PhD student - Stockholm University
What I will remember most…
are the field works and the people. In the years I took to finish my Master’s programme I have had the opportunity to visit several fantastic places on the planet. I have taken courses on Tenerife and Peru, done an internship in Cartagena, Spain, and did my final research project in South Africa. I have always had the feeling that everything was possible as long as you take initiative and commit.
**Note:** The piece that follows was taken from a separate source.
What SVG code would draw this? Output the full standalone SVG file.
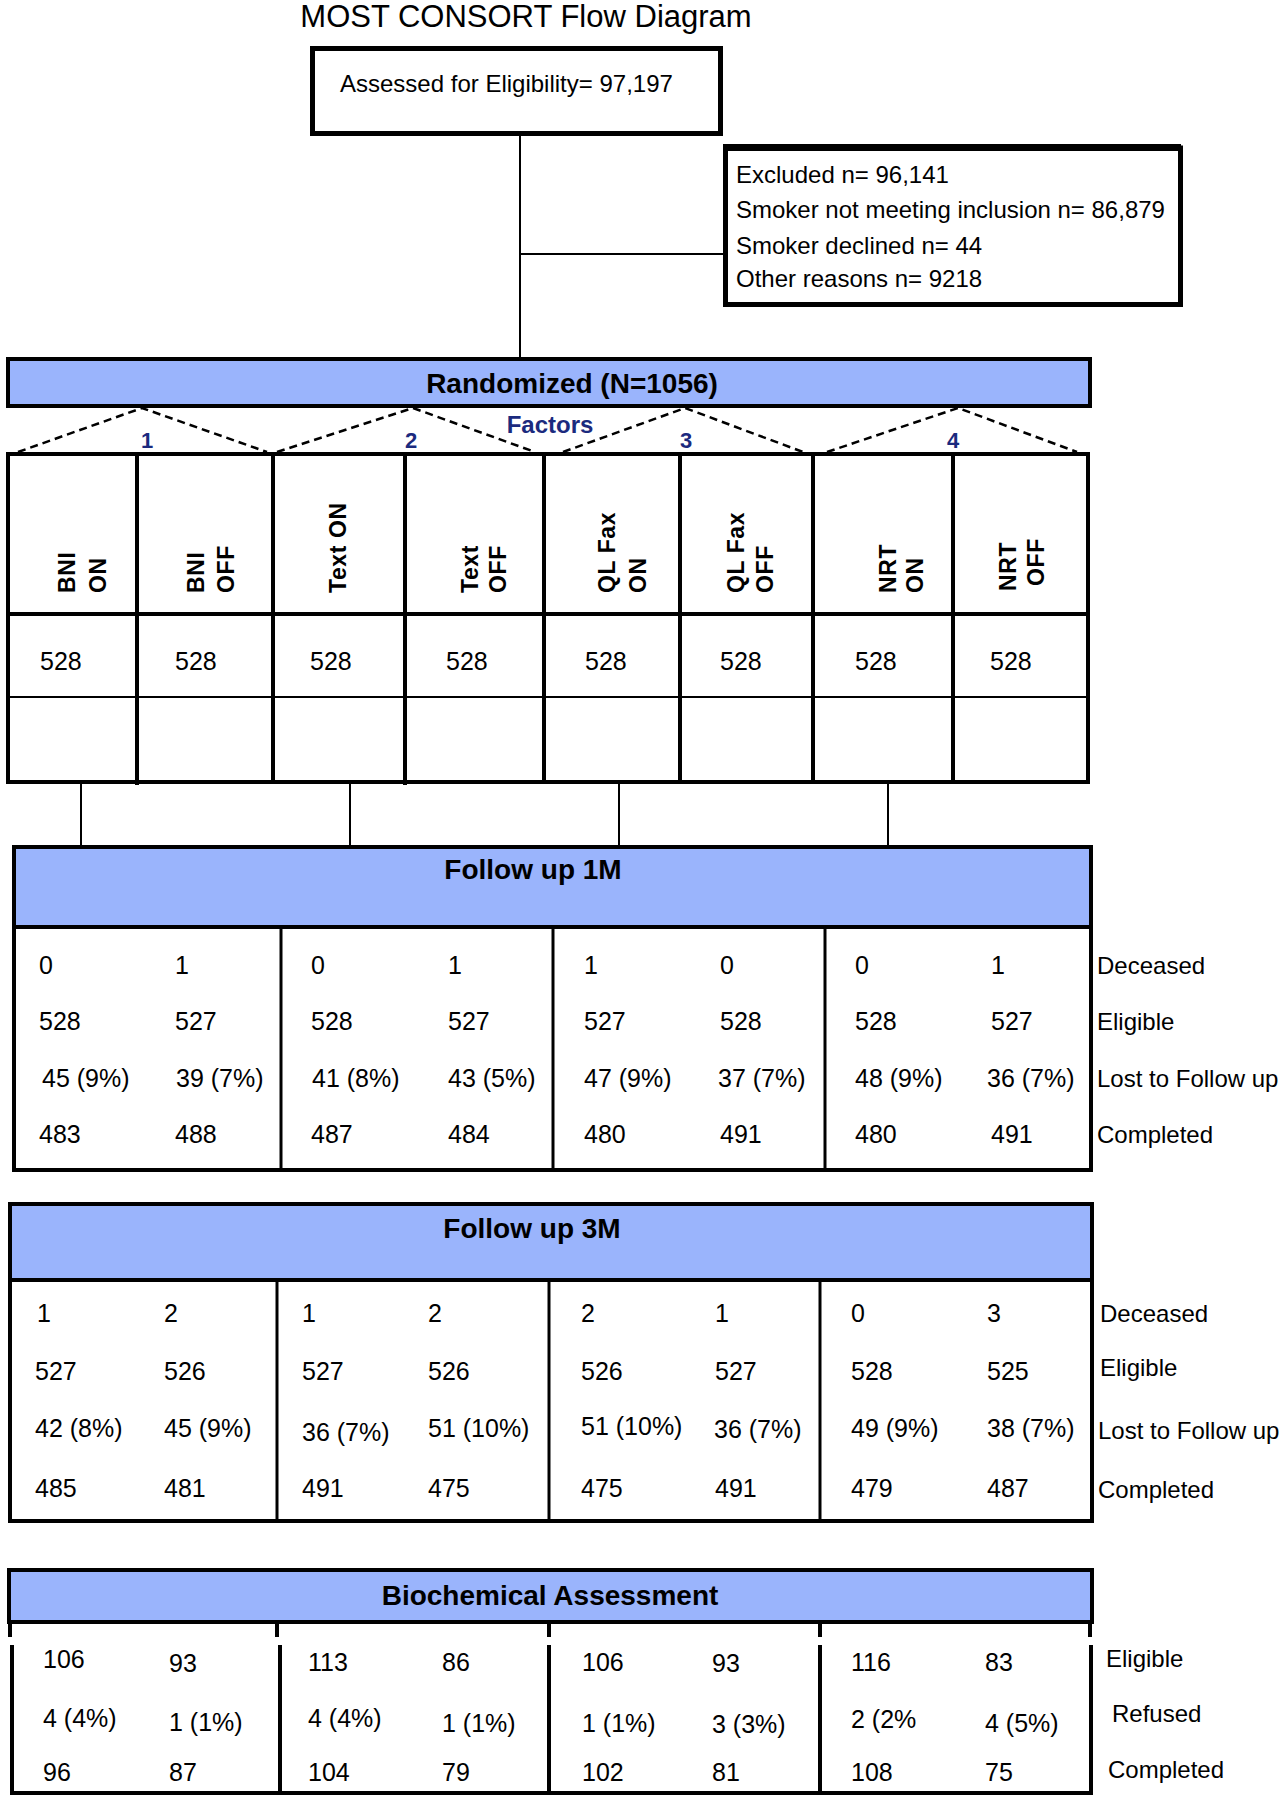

My thesis was a learning experience, and I think that is exactly what it should be. If you think you are done (as a scientist) after your masters, you’re wrong. In fact you’re never supposed to be done as a scientist.
My first job
After half a year of teaching, which I enjoyed very much (I still miss the interaction with school kids!) I realized how amazing studying actually is (better late than never) and how much I missed the ‘intellectual challenge’ from academia. I applied for a PhD position at Stockholm’s Universitet (SU) in Sweden.
PhD research project
My research project is part of a large EU project PAGE21 that looks at Changing Permafrost in the Arctic and its global effects in the 21th century. Not to long ago it became clear that arctic permafrost (25% of all the landmass on the northern hemisphere) is a potential huge source of greenhouse gasses. At the same time not too much is known about the total storage of C and N in these areas. One aim is to investigate these carbon pools both quantitative and qualitative. The latter is where I will be focussing on. I will study active layer dynamics and try to define simple geochemical tools that can help determine the quality and potential decomposability of the soil organic matter in the Eurasian arctic. Main sites of interest are Northern Sweden, Svalbard, Siberia and Greenland.